Image copyright © by Marcus Trahan

The Guard

I sometimes wonder how they do it. All over Europe and in other places around the world, people are making damn good films that should make the Hollywood sausage machine deeply shamed. They scrounge together some money. This one had at least a dozen companies listed in the opening credits, plus something called An Bord Scannán na hÉireann (the Irish Film Board, for you non-Gaelic speakers). My guess is that if each of them threw in €10,000 it would just about cover the budget of this movie, not counting star salaries, which I would wager were not astronomical. So how do they do it?

It’s the script, stupid! These films are labors of love that can take years to assemble and finance, but they are somebody’s dream. Here the writer-director, John Michael McDonagh, has only one screen credit: the 2003 version of Ned Kelly, which I thought was pretty good, though not great. He has one in progress now, Calvary, which sounds interesting. (I will go see it simply on the strength of it starring the co-star of this one, Brendan Gleeson.) Wiki says he has other works in development, including—get this—a TV series called Chaos, Inc., about a Buddhist private investigator in Las Vegas. I would definitely tune in to that one.

But back to this picture. In Ireland the national police are called the Garda Síochána, Garda for short.

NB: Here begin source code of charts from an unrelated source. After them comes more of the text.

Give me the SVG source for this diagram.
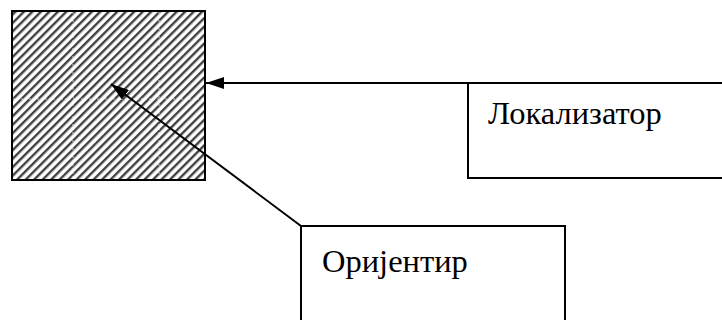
<svg xmlns="http://www.w3.org/2000/svg" width="722" height="320" viewBox="0 0 722 320">
<style>
.box{fill:none;stroke:#000;stroke-width:2}
.lbl{font-family:"Liberation Serif","Times New Roman",serif;font-size:32.5px;fill:#000}
.conn{stroke:#000;stroke-width:2;fill:none}
.grid{stroke:#fff;stroke-width:1;stroke-dasharray:2 2;opacity:0.7}
</style>
<defs>
<pattern id="hatch" patternUnits="userSpaceOnUse" width="6" height="6" patternTransform="rotate(45)">
<rect width="6" height="6" fill="#fff"/>
<rect x="0" y="0" width="2.4" height="6" fill="#404040"/>
</pattern>
<marker id="arr" viewBox="0 0 18 12" refX="18" refY="6" markerWidth="18" markerHeight="12" markerUnits="userSpaceOnUse" orient="auto">
<path d="M0,0 L18,6 L0,12 Z" fill="#000"/>
</marker>
</defs>
<g id="target">
<rect x="12" y="11" width="193" height="169" fill="url(#hatch)"/>
<line class="grid" x1="73" y1="12" x2="73" y2="179"/>
<line class="grid" x1="159" y1="12" x2="159" y2="179"/>
<line class="grid" x1="13" y1="99" x2="204" y2="99"/>
<rect class="box" x="12" y="11" width="193" height="169"/>
</g>
<g id="localizator">
<path class="box" d="M723,83 H468 V178 H723"/>
<text class="lbl" x="488" y="124">Локализатор</text>
</g>
<g id="orijentir">
<path class="box" d="M301,321 V226 H565 V321"/>
<text class="lbl" x="322" y="272">Оријентир</text>
</g>
<g id="connectors">
<line class="conn" x1="468" y1="83" x2="206" y2="83" marker-end="url(#arr)"/>
<line class="conn" x1="301" y1="226" x2="111" y2="84" marker-end="url(#arr)"/>
</g>
</svg>
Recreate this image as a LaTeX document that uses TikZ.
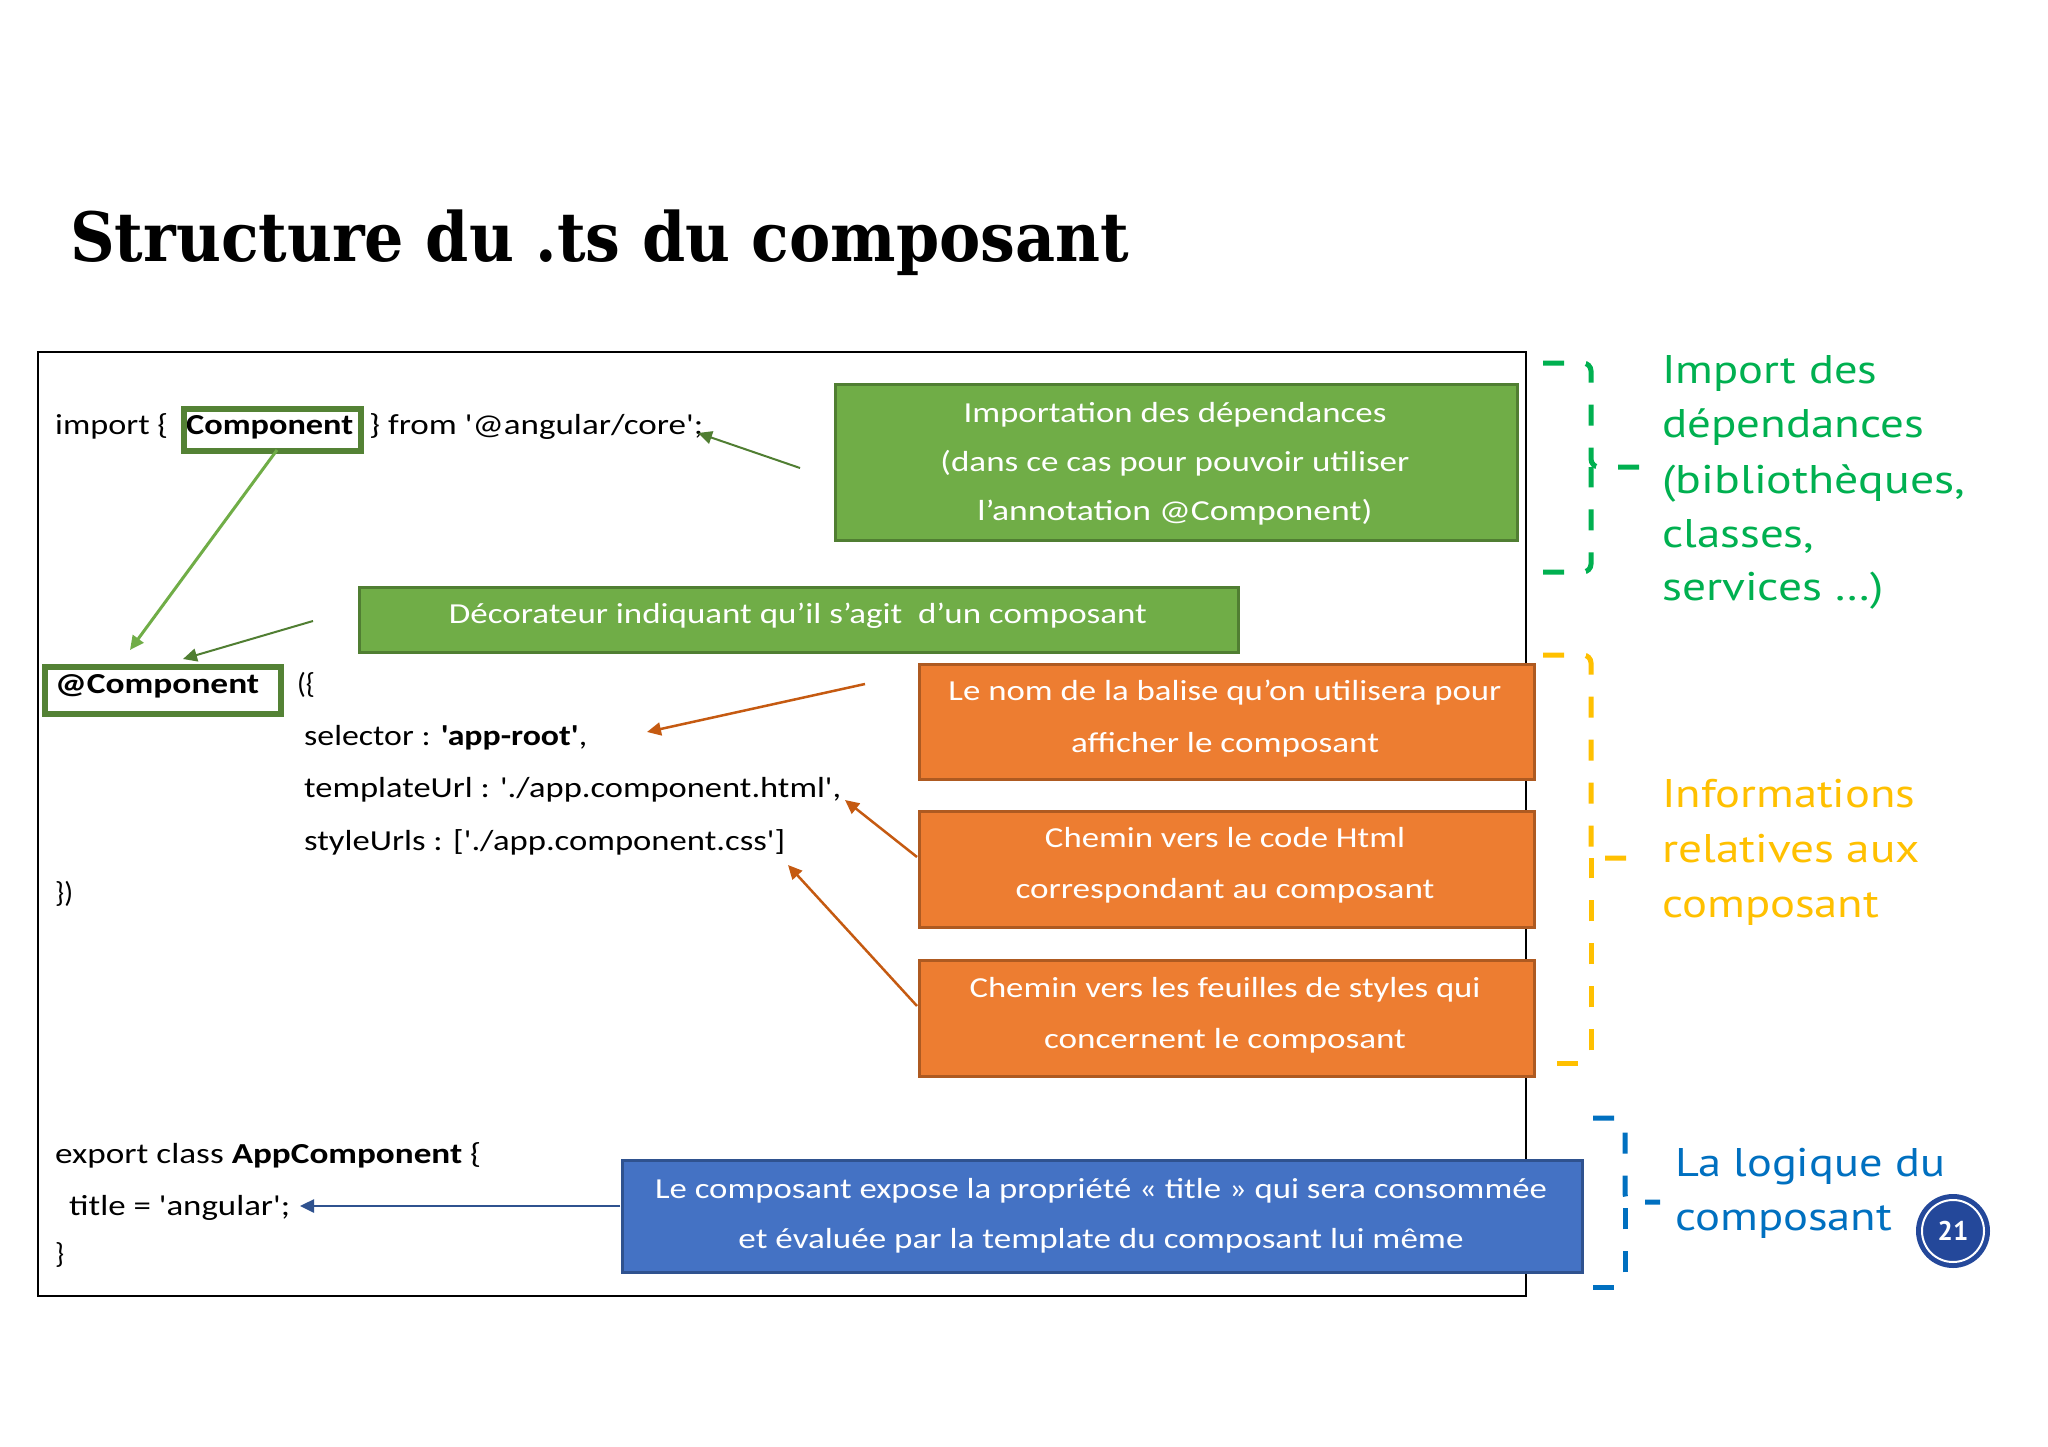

Brendan Gleeson is a Garda officer in a small hinterland district. Word comes through that a huge drug shipment, half a billion dollars worth, is going to land somewhere on the coast. An FBI agent, Don Cheadle (and these are two of the very best actors working today) is sent across the pond to help the provincial louts find it. And that’s pretty much it for plot.

I suppose you could call it a buddy picture, as they don’t get along famously at first. But they never quite become buddy-buddy, if you know what I mean. Gleeson is irascible, he’s seen it all, and he’s stunningly insensitive, or at least he seems so. (One of his great lines: “I’m Irish. Racism is part of my cultural heritage.”) All the delight here is in the dialogue, the dead-pan acting, and the matter-of-fact way the old Garda deals with everything. I was getting a big laugh every two or three minutes. Big laugh.

Many of the laughs were quite black, indeed, and if you had seen the ghoulish delight I was taking in some of the scenes, you might be justified in thinking there was something seriously wrong with me. But I thrive on black humor, the blacker the better, and it’s seldom been as black as this. From the very first scene, it had me. It was the perfect way to state, with no words at all, that this guy really has seen everything. Three times. At the same time, I really got to care for this man, and his poor clueless partner, the black man from America. There’s some bloody stuff, but never over the top. I recommend this one as highly as I can ever recommend anything.